Ah, yes — this is Huaneng Power (IPO’d with shares on the NYSE at HNP about 15 years ago, now also traded in Hong Kong and Shanghai)
Huaneng Power has crossed these pages before — it was a pick of the Motley Fool at one point as a play on their efforts to build “pebble bed” nuclear reactors, though this pick by Tracy appears to be focused more on their conventional coal-fired power generation, which is a much larger part of the business (so far, at least).
Li Xiaopeng, who is the government connection, is indeed the son of Li Peng, former Prime Minister — and according to Forbes, he is still the Chairman of the Board at HNP. He has also been active in management of the parent company, Huaneng International Power Development Corporation.
So, do you want to own a Chinese electric utility? If you’re familiar with regulated utilities in the U.S., this is like the ultra most regulated utility you’ve ever seen — the government strictly controls electricity rates, and there is not necessarily a strong focus on profitability for HNP as much as there is a focus on affordable electricity for consumers and factories. On the other hand, the government indirectly owns a lot of HNP, so they don’t want to bleed them too much, so there is a balancing act.

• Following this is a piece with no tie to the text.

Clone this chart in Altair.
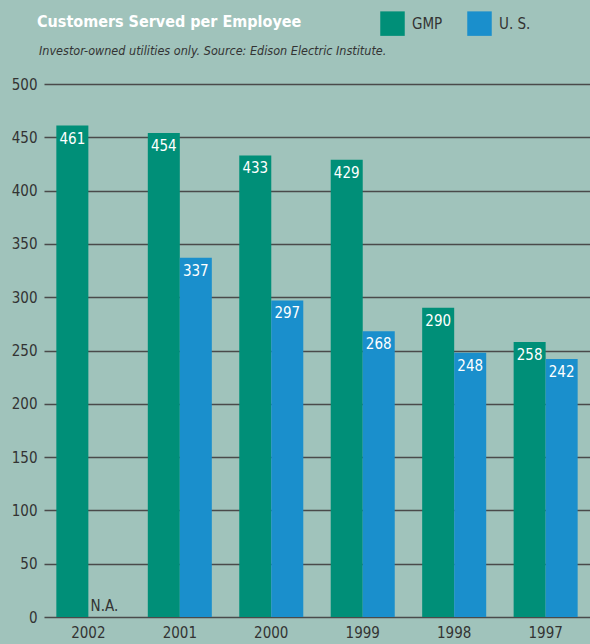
import altair as alt
import pandas as pd

years = ["2002", "2001", "2000", "1999", "1998", "1997"]
gmp = [461, 454, 433, 429, 290, 258]
us = [None, 337, 297, 268, 248, 242]
series = ["GMP", "U. S."]
colors = ["#008f78", "#1a8fcc"]
y_ticks = list(range(0, 501, 50))

title_text = "Customers Served per Employee"
subtitle_text = "Investor-owned utilities only. Source: Edison Electric Institute."
na_text = "N.A."

rows = []
for yr, g, u in zip(years, gmp, us):
    rows.append({"year": yr, "series": "GMP", "value": g})
    rows.append({"year": yr, "series": "U. S.", "value": u})
df = pd.DataFrame(rows)

FONT = "DejaVu Sans Condensed, Liberation Sans Narrow, sans-serif"

x = alt.X(
    "year:N", sort=years,
    scale=alt.Scale(paddingInner=0.3, paddingOuter=0.135),
    axis=alt.Axis(title=None, labelAngle=0, labelFontSize=15, labelColor="#333333",
                  labelFont=FONT, ticks=False, domain=False, labelPadding=8, grid=False),
)
y = alt.Y(
    "value:Q", scale=alt.Scale(domain=[0, 500], nice=False),
    axis=alt.Axis(title=None, values=y_ticks, labelFontSize=15, labelColor="#333333",
                  labelFont=FONT, gridColor="#4a4a4a", gridWidth=1.3, gridOpacity=1,
                  domain=False, ticks=False, labelPadding=7),
)
xo = alt.XOffset("series:N", sort=series, scale=alt.Scale(paddingInner=0, paddingOuter=0))
color = alt.Color(
    "series:N", sort=series,
    scale=alt.Scale(domain=series, range=colors),
    legend=alt.Legend(orient="none", legendX=336, legendY=-73, direction="horizontal",
                      title=None, symbolType="square", symbolSize=600, symbolStrokeWidth=0,
                      labelFontSize=15, labelFont=FONT, labelColor="#333333",
                      columnPadding=24, labelOffset=7, symbolOpacity=1),
)

base = alt.Chart(df)
bars = base.mark_bar().encode(x=x, y=y, xOffset=xo, color=color)
labels = base.transform_filter("datum.value != null").mark_text(
    baseline="top", dy=6, color="white", fontSize=15, font=FONT
).encode(x=x, y=y, xOffset=xo, text="value:Q")

na_df = pd.DataFrame({"year": [years[0]], "series": ["U. S."], "value": [0], "t": [na_text]})
na = alt.Chart(na_df).mark_text(baseline="bottom", dy=-3, color="#333333", fontSize=15, font=FONT).encode(
    x=x, y=y, xOffset=xo, text="t:N"
)

title = alt.Chart(pd.DataFrame({"t": [title_text]})).mark_text(
    align="left", baseline="middle", font=FONT, fontSize=16, fontWeight="bold", color="white"
).encode(text="t:N", x=alt.value(-7), y=alt.value(-62))
subtitle = alt.Chart(pd.DataFrame({"t": [subtitle_text]})).mark_text(
    align="left", baseline="middle", font=FONT, fontSize=12.5, fontStyle="italic", color="#333333"
).encode(text="t:N", x=alt.value(-5), y=alt.value(-33))

chart = alt.layer(bars, labels, na, title, subtitle).properties(
    width=546, height=533,
    autosize=alt.AutoSizeParams(type="none"),
    padding={"left": 44, "top": 84, "right": 0, "bottom": 27},
    background="#a0c3bb",
).configure_view(stroke=None)

chart.save("out.html", embed_options={"renderer": "svg", "actions": False})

It’s a bit of an exaggeration to say that the shares yield 9% at this point — though it could have been accurate at the lows in November. Shares are currently just under $30 after having a nice run in the last month or so, and the annual dividend last year was about $1.70 (they pay a dividend only once per year, in the Spring, and the amount has varied pretty widely in the past).

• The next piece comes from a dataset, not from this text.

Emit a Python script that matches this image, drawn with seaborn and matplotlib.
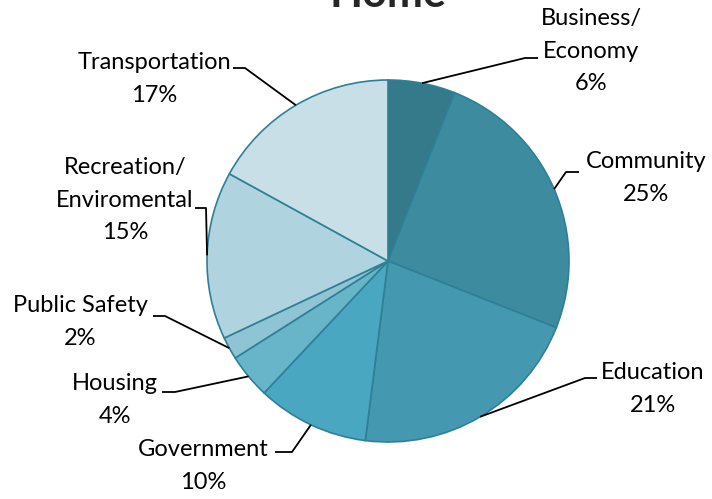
import numpy as np
import matplotlib.pyplot as plt
import seaborn as sns

categories = ['Business/\nEconomy', 'Community', 'Education', 'Government',
              'Housing', 'Public Safety', 'Recreation/\nEnviromental', 'Transportation']
shares = [6, 25, 21, 10, 4, 2, 15, 17]
colors = ['#347A8B', '#3C8B9F', '#4499B0', '#49A7C1',
          '#68B5CA', '#8FC4D4', '#AFD3DF', '#C8DFE7']

sns.set_style('white')
plt.rcParams['font.family'] = ['Lato', 'DejaVu Sans']

W, H = 712, 499
cx, cy, r = 388, H - 261, 181

# label layout in pixels (y measured from top): text centre, elbow, leader end
layout = [
    ((591, 51), (525, 58), (538, 58)),
    ((646, 178), (566, 172), (579, 172)),
    ((653, 389), (585, 378), (597, 378)),
    ((203, 466), (292, 452), (275, 452)),
    ((115, 400), (175, 392), (162, 392)),
    ((80, 322), (165, 316), (153, 316)),
    ((125, 200), (206, 208), (195, 208)),
    ((154, 79), (245, 68), (233, 68)),
]

fig = plt.figure(figsize=(W / 100, H / 100), dpi=100)
ax = fig.add_axes([0, 0, 1, 1])
wedges, _ = ax.pie(shares, colors=colors, startangle=90, counterclock=False,
                   center=(cx, cy), radius=r,
                   wedgeprops=dict(edgecolor='#2F8096', linewidth=1.2))
ax.set_xlim(0, W)
ax.set_ylim(0, H)
ax.set_aspect('equal')
ax.axis('off')

for w, cat, pct, (txt, elbow, end) in zip(wedges, categories, shares, layout):
    mid = np.deg2rad((w.theta1 + w.theta2) / 2)
    sx, sy = cx + r * np.cos(mid), cy + r * np.sin(mid)
    ax.plot([sx, elbow[0], end[0]], [sy, H - elbow[1], H - end[1]],
            color='black', lw=1.3, solid_capstyle='butt', zorder=1)
    ax.text(txt[0], H - txt[1], f'{cat}\n{pct}%', ha='center', va='center',
            fontsize=17, linespacing=1.7, color='black')

ax.text(cx, H - 7, 'Home', ha='center', va='baseline', fontsize=31,
        fontweight='bold')

fig.savefig('out.png', dpi=100)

The big driver of enthusiasm for this stock recently, and for the other power producers in China (none of the other major ones are listed in the US) has been falling coal prices — China is so coal dependent, and electricity rates so regulated, that a drop in coal prices can be the savior for power generators that cannot hike rates. Then again, if electricity rates are allowed to climb in the year ahead that would certainly help, too. I have no idea whether or not the Chinese government will allow power prices to rise — with demand dropping significantly as factories scale back, and with a national focus on spurring domestic consumption, rate hikes of significance seem counterintuitive to me, but I’m no expert.

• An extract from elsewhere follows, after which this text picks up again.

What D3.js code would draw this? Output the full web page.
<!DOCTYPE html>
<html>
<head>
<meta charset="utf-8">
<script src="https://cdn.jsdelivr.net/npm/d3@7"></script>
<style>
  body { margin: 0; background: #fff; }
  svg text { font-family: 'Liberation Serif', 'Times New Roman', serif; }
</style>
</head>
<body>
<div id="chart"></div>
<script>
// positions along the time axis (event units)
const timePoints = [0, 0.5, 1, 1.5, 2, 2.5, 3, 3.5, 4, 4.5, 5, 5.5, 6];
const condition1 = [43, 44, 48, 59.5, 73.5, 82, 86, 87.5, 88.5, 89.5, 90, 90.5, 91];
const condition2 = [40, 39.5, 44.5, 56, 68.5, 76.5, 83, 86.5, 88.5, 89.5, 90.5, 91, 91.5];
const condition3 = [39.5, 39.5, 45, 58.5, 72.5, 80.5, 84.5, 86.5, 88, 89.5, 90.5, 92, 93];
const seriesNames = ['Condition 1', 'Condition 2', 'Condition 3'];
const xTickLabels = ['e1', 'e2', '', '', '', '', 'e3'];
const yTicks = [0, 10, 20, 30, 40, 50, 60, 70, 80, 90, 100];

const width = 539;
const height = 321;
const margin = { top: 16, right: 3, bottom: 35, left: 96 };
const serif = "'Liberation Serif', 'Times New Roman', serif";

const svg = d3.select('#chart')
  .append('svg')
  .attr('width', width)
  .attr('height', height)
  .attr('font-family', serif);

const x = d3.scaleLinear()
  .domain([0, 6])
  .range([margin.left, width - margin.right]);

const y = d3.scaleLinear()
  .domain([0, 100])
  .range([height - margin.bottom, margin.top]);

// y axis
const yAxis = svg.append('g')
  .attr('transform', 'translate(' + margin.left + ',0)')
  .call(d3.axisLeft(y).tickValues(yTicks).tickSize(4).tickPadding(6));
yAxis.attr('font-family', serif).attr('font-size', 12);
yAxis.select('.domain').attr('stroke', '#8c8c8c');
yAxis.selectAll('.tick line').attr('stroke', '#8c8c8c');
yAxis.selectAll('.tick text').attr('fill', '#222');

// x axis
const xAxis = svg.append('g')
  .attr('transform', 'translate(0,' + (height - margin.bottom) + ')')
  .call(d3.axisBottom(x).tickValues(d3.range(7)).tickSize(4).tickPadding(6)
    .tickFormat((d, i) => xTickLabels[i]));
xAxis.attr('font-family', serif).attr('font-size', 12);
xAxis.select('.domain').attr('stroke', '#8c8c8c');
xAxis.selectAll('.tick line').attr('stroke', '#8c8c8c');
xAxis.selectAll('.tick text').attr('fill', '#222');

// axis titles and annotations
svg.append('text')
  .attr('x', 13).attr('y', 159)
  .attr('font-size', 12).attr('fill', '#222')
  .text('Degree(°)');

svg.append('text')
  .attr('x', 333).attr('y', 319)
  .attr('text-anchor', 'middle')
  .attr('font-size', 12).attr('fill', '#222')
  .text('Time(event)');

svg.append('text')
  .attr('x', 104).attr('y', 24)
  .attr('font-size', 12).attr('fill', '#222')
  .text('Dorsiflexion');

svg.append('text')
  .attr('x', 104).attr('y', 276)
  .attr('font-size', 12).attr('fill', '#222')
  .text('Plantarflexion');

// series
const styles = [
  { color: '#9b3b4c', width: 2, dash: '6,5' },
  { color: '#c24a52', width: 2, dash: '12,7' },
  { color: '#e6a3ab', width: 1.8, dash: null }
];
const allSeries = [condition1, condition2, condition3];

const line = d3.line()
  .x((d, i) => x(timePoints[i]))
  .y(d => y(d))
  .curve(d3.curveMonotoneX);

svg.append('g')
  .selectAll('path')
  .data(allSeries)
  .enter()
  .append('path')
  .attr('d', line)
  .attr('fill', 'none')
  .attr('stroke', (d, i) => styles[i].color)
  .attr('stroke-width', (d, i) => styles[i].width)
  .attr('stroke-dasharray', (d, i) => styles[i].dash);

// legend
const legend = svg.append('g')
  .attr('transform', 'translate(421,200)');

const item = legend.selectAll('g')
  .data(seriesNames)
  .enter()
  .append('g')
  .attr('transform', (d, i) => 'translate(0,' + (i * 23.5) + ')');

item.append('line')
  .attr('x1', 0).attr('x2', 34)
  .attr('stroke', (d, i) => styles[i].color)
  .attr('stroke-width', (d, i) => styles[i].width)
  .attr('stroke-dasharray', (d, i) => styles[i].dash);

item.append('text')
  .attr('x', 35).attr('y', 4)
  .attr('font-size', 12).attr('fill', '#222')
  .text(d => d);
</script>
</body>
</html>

There was a very good article about this issue, and about Huaneng Power and their competitors, in Barron’s on Monday — definitely worth a read to help you understand the current circumstances before you decide whether or not you’re interested in these shares. The stock has been touted by the Motley Fool in the past year or two as a Rule Breakers pick, and thanks to the lower prices it more recently was added to their Income Investor portfolio, and it was also a Zack’s pick about a year ago.
HNP is not insanely expensive, as it might have been considered when the shares hit $50 a bit over a year ago, but it isn’t particularly cheap, either — it trades at an estimated forward PE ratio of about 17, about the same as Empresa Nacional de Electricidad in Chile (EOC) and a bit lower than CPFL in Brazil (CPL), but far pricier than some multinationals like AES, or many US power generators like Mirant or Duke. Like most power plant owners HNP is pretty heavily leveraged, so the cut in interest rates in China should also help their profitability — and since they have tight relationships with the government, one might assume (rightly or wrongly) that they’ll be able to keep rolling over debt with the help of the government, their parent company, and state-controlled banks.
So whaddya think? Are you worried about declining electricity demand in China, or does a somewhat staid power generation business seem appealing as coal prices fall?